Only the lines from the top of the listing below to the line that has "from matplotlib.ticker import NullLocator" should be echoed, with both ends kept and pictures left out.
───── DATA LINES
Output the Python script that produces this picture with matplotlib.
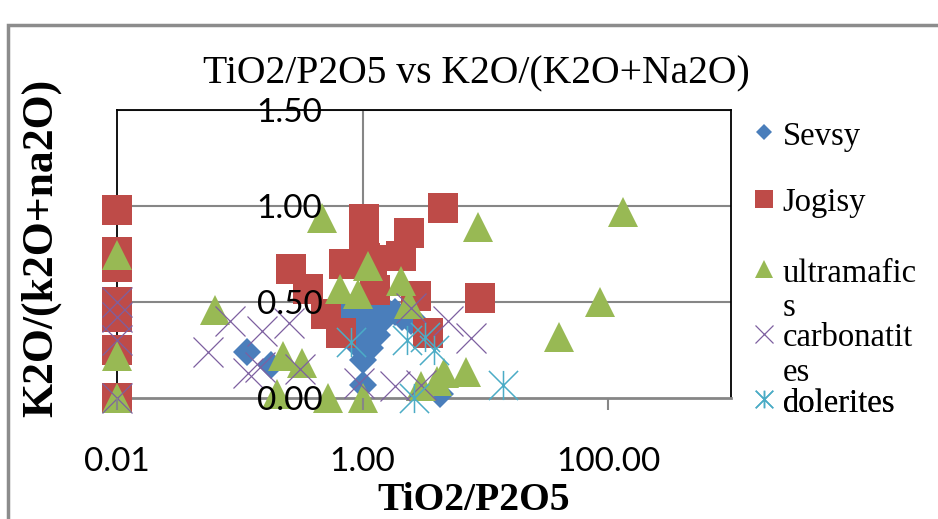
import matplotlib
matplotlib.use('Agg')
import matplotlib.pyplot as plt
from matplotlib.path import Path
from matplotlib.patches import Rectangle
from matplotlib.ticker import NullLocator

# values (x = TiO2/P2O5, y = K2O/(K2O+Na2O))
sevsy_x = [0.115, 0.18, 0.68, 0.8, 0.95, 1.1, 1.3, 1.55, 1.85, 0.8, 0.88, 0.95,
           1.0, 1.0, 1.05, 1.2, 1.45, 1.3, 1.15, 2.1, 2.5, 3.0, 1.0, 4.3]
sevsy_y = [0.24, 0.17, 0.45, 0.47, 0.47, 0.48, 0.47, 0.46, 0.45, 0.40, 0.33, 0.26,
           0.20, 0.38, 0.31, 0.40, 0.40, 0.33, 0.26, 0.42, 0.40, 0.37, 0.07, 0.02]

jogisy_x = [0.01, 0.01, 0.01, 0.01, 0.01, 0.01, 0.01,
            0.26, 0.36, 0.50, 0.67, 1.02, 1.02, 1.05, 0.7, 1.2, 1.25,
            2.4, 2.05, 4.5, 9.0, 2.7, 3.4]
jogisy_y = [0.98, 0.76, 0.68, 0.50, 0.42, 0.25, 0.0,
            0.67, 0.57, 0.44, 0.34, 0.93, 0.83, 0.73, 0.70, 0.72, 0.56,
            0.86, 0.74, 0.99, 0.52, 0.53, 0.34]

ultra_x = [0.01, 0.01, 0.01, 0.063, 0.226, 0.32, 0.20, 0.52, 1.0, 0.47, 0.66, 0.91,
           1.1, 2.04, 2.4, 8.7, 132, 85, 40, 4.6, 6.9, 3.0, 4.0]
ultra_y = [0.745, 0.22, 0.0, 0.46, 0.22, 0.18, 0.02, 0.0, 0.0, 0.94, 0.57, 0.54,
           0.69, 0.61, 0.49, 0.89, 0.97, 0.50, 0.32, 0.13, 0.135, 0.06, 0.09]

carb_x = [0.01, 0.01, 0.01, 0.01, 0.055, 0.083, 0.153, 0.25, 0.117, 0.146, 0.31,
          0.93, 1.85, 3.0, 2.5, 5.0, 7.6]
carb_y = [0.50, 0.42, 0.30, 0.0, 0.24, 0.40, 0.35, 0.39, 0.13, 0.16, 0.15,
          0.08, 0.06, 0.07, 0.47, 0.40, 0.31]

dol_x = [0.8, 2.3, 3.2, 3.8, 2.6, 13.8]
dol_y = [0.29, 0.30, 0.32, 0.25, 0.0, 0.07]

labels = ['Sevsy', 'Jogisy', 'ultramafic\ns', 'carbonatit\nes', 'dolerites']
xticks = [0.01, 1, 100]
xtick_labels = ['0.01', '1.00', '100.00']
yticks = [0.0, 0.5, 1.0, 1.5]
ytick_labels = ['0.00', '0.50', '1.00', '1.50']

# excel-style star: an x with a vertical bar through it
star = Path([(-1, -1), (1, 1), (-1, 1), (1, -1), (0, -1), (0, 1)],
            [Path.MOVETO, Path.LINETO] * 3)

grid_col = '#868686'

fig = plt.figure(figsize=(9.38, 5.19), dpi=100)
ax = fig.add_axes([117 / 938, 121 / 519, 614 / 938, 288 / 519])
ax.set_xscale('log')
ax.set_xlim(0.01, 1000)
ax.set_ylim(0, 1.5)

for y in yticks[1:]:
    ax.axhline(y, color=grid_col, lw=1.5, zorder=0.5)
# the value axis crosses at x = 1
ax.axvline(1, color=grid_col, lw=1.5, zorder=0.6)

kw = dict(ls='none', clip_on=False, zorder=3)
lines = []
lines += ax.plot(sevsy_x, sevsy_y, marker='D', ms=14.3, mfc='#4a7ebb', mec='#4a7ebb', mew=0, **kw)
lines += ax.plot(jogisy_x, jogisy_y, marker='s', ms=21, mfc='#be4b48', mec='#be4b48', mew=0, **kw)
lines += ax.plot(ultra_x, ultra_y, marker='^', ms=21, mfc='#98b954', mec='#98b954', mew=0, **kw)
lines += ax.plot(carb_x, carb_y, marker='x', ms=21, mec='#7d60a0', mew=0.9, **kw)
lines += ax.plot(dol_x, dol_y, marker=star, ms=21, mec='#4bacc6', mfc='none', mew=1.1, **kw)

for s in ['top', 'right', 'left']:
    ax.spines[s].set_color('black')
    ax.spines[s].set_linewidth(1.3)
ax.spines['bottom'].set_color(grid_col)
ax.spines['bottom'].set_linewidth(2)

ax.set_xticks(xticks)
ax.set_xticklabels(xtick_labels)
ax.xaxis.set_minor_locator(NullLocator())
ax.set_yticks(yticks)
ax.set_yticklabels(ytick_labels)
ax.tick_params(axis='x', direction='out', length=8.6, width=1.5, color=grid_col, pad=27)
ax.tick_params(axis='y', length=0, pad=-148)
for t in ax.get_xticklabels() + ax.get_yticklabels():
    t.set_fontfamily('Lato')
    t.set_fontsize(24)
ax.xaxis.set_zorder(5)
ax.yaxis.set_zorder(5)

ax.set_title('TiO2/P2O5 vs K2O/(K2O+Na2O)', fontfamily='Liberation Serif',
             fontsize=28.5, x=0.586, y=1.065)
ax.set_xlabel('TiO2/P2O5', fontfamily='Liberation Serif', fontweight='bold', fontsize=28.5)
ax.xaxis.set_label_coords(0.581, -0.29)
ax.set_ylabel('K2O/(k2O+na2O)', fontfamily='Liberation Serif', fontweight='bold', fontsize=31.5)
ax.yaxis.set_label_coords(-0.09, 0.52)

# excel spaces the legend entries evenly by their first line, so one small legend per entry
entry_tops = [121, 188, 258, 323, 388]  # pixel rows from the top of the figure
for line, lab, top in zip(lines, labels, entry_tops):
    leg = ax.legend([line], [lab], loc='upper left', bbox_to_anchor=(1.028, (398 - top) / 288),
                    frameon=False, prop={'family': 'Liberation Serif', 'size': 23.5},
                    markerscale=0.6, handlelength=0.95, handletextpad=0.1,
                    borderpad=0, borderaxespad=0)
    leg.get_texts()[0].set_linespacing(1.15)
    # marker next to the first line of a wrapped label, as excel does
    for col in leg._legend_handle_box.get_children():
        for row in col.get_children():
            row.align = 'top'
    ax.add_artist(leg)

# outer chart frame (only top and left edges are visible in the crop)
fig.patches.append(Rectangle((8 / 938, -0.2), 1.2, 1.2 - 25 / 519, transform=fig.transFigure,
                             fill=False, ec='#8c8c8c', lw=2.5))

fig.savefig('out.png', dpi=100)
──────────
### SOLUTION FOR THIS EXERCISE
Output the Python script that produces this picture with matplotlib.
import matplotlib
matplotlib.use('Agg')
import matplotlib.pyplot as plt
from matplotlib.path import Path
from matplotlib.patches import Rectangle
from matplotlib.ticker import NullLocator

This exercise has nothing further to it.